1.Across the United States, which types of events (as indicated in the EVTYPE variable) are most harmful with respect to population health?

# Top 15 events with highest fatalities
fatal15 <-fatal[order(-fatal$FATALITIES), ][1:15, ]
# Top 15 event with highest injuries
injury15 <- injury[order(-injury$INJURIES), ][1:15, ]

par(mfrow = c(1, 2), mar = c(12, 4, 3, 2), mgp = c(3, 1, 0), cex = 0.6)

barplot(fatal15$FATALITIES, las = 3, names.arg = fatal15$EVTYPE, main = "Weather Events Causing the Top 15 Fatalities", 
    ylab = "Number of fatalities", col = "steelblue")

barplot(injury15$INJURIES, las = 3, names.arg = injury15$EVTYPE, main = "Weather Events Causing the Top 15 Injuries", 
    ylab = "Number of injuries", col = "orange")

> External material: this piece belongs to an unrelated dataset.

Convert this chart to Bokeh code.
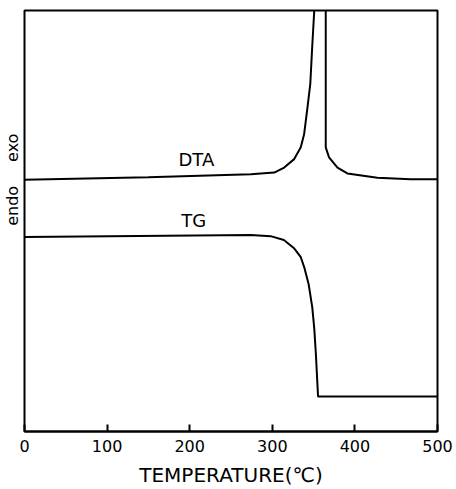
from bokeh.plotting import figure
from bokeh.models import Range1d, FixedTicker, Label
from bokeh.embed import file_html
from bokeh.resources import INLINE

# DTA curve (temperature in degC, signal) - the exothermic peak runs off the top
dta_temp = [0, 150, 274.2, 302.3, 314.4, 326.5, 334.5, 338.5, 342.6, 346.0, 348.4, 350.8, 357.0,
            364.7, 364.7, 364.7, 368.7, 378.9, 390.9, 427.2, 467.4, 500]
dta_sig = [59.8, 60.4, 61.1, 61.5, 62.7, 64.7, 67.5, 70.6, 77.0, 82.6, 91.7, 100, 140,
           100, 71.4, 67.5, 65.1, 62.7, 61.3, 60.3, 59.9, 59.9]

# TG curve (temperature in degC, weight signal)
tg_temp = [0, 274, 298, 314, 326, 334.5, 339, 344, 348.4, 350.8, 352.7, 355.4, 500]
tg_sig = [46.2, 46.7, 46.4, 45.5, 43.6, 41.4, 38.8, 35.0, 29.5, 24.5, 18.6, 8.3, 8.3]

x_ticks = [0, 100, 200, 300, 400, 500]
y_marks = [53.6, 67.4]
y_mark_labels = ["endo", "exo"]

FONT = "DejaVu Sans"

p = figure(width=456, height=489, output_backend="svg", toolbar_location=None,
           x_range=Range1d(0, 500), y_range=Range1d(0, 100),
           min_border_top=10, min_border_left=0, min_border_right=19, min_border_bottom=0)
p.grid.visible = False
p.background_fill_color = "white"
p.border_fill_color = "white"
p.outline_line_color = "black"
p.outline_line_width = 2

ya = p.yaxis[0]
ya.ticker = FixedTicker(ticks=y_marks)
ya.major_label_overrides = {v: t for v, t in zip(y_marks, y_mark_labels)}
ya.major_label_orientation = "vertical"
ya.major_tick_line_color = None
ya.minor_tick_line_color = None
ya.axis_line_color = None
ya.major_tick_in = 0
ya.major_tick_out = 0
ya.major_label_standoff = 2
ya.major_label_text_font = FONT
ya.major_label_text_font_size = "16px"
ya.major_label_text_color = "black"

xa = p.xaxis[0]
xa.ticker = FixedTicker(ticks=x_ticks)
xa.major_tick_in = 7
xa.major_tick_out = 0
xa.minor_tick_line_color = None
xa.axis_line_width = 2
xa.major_tick_line_width = 2
xa.major_label_text_font = FONT
xa.major_label_text_font_size = "16px"
xa.major_label_text_color = "black"
xa.major_label_standoff = 8
xa.axis_label = "TEMPERATURE(℃)"
xa.axis_label_text_font = FONT
xa.axis_label_text_font_style = "normal"
xa.axis_label_text_font_size = "20px"
xa.axis_label_text_color = "black"
xa.axis_label_standoff = 8

p.line(dta_temp, dta_sig, line_color="black", line_width=2)
p.line(tg_temp, tg_sig, line_color="black", line_width=2)

p.add_layout(Label(x=208, y=62.2, text="DTA", text_font=FONT, text_font_size="18px",
                   text_align="center", text_baseline="bottom", text_color="black"))
p.add_layout(Label(x=205, y=47.6, text="TG", text_font=FONT, text_font_size="18px",
                   text_align="center", text_baseline="bottom", text_color="black"))

open("out.html", "w").write(file_html(p, INLINE))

As can be observed the most harmful weather events for USA population health are tornados and excessive heat. They cause both the highest number of fatalities and injuries.

2.Across the United States, which types of events have the greatest economic consequences?

# Top 15 events with highest property damage
propdmg15 <- propdmg[order(-propdmg$PROPDMGVAL), ][1:15, ]
# Top 15 events with highest crop damage
cropdmg15 <- cropdmg[order(-cropdmg$CROPDMGVAL), ][1:15, ]
par(mfrow = c(1, 2), mar = c(12, 4, 3, 2), mgp = c(3, 1, 0), cex = 0.6)
barplot(propdmg15$PROPDMGVAL/(10^9), las = 3, names.arg = propdmg15$EVTYPE, 
    main = "Top 15 Events causing the Greatest Property Damage", ylab = "Cost of damage ($ billions)", 
    col = "steelblue")
barplot(cropdmg15$CROPDMGVAL/(10^9), las = 3, names.arg = cropdmg15$EVTYPE, 
    main = "Top 15 Events Causing the Greatest Crop Damage", ylab = "Cost of damage ($ billions)", 
    col = "orange")

As can be observed weather events that bring the greatest economic consequences are: floods, droughts, tornados and typhoons.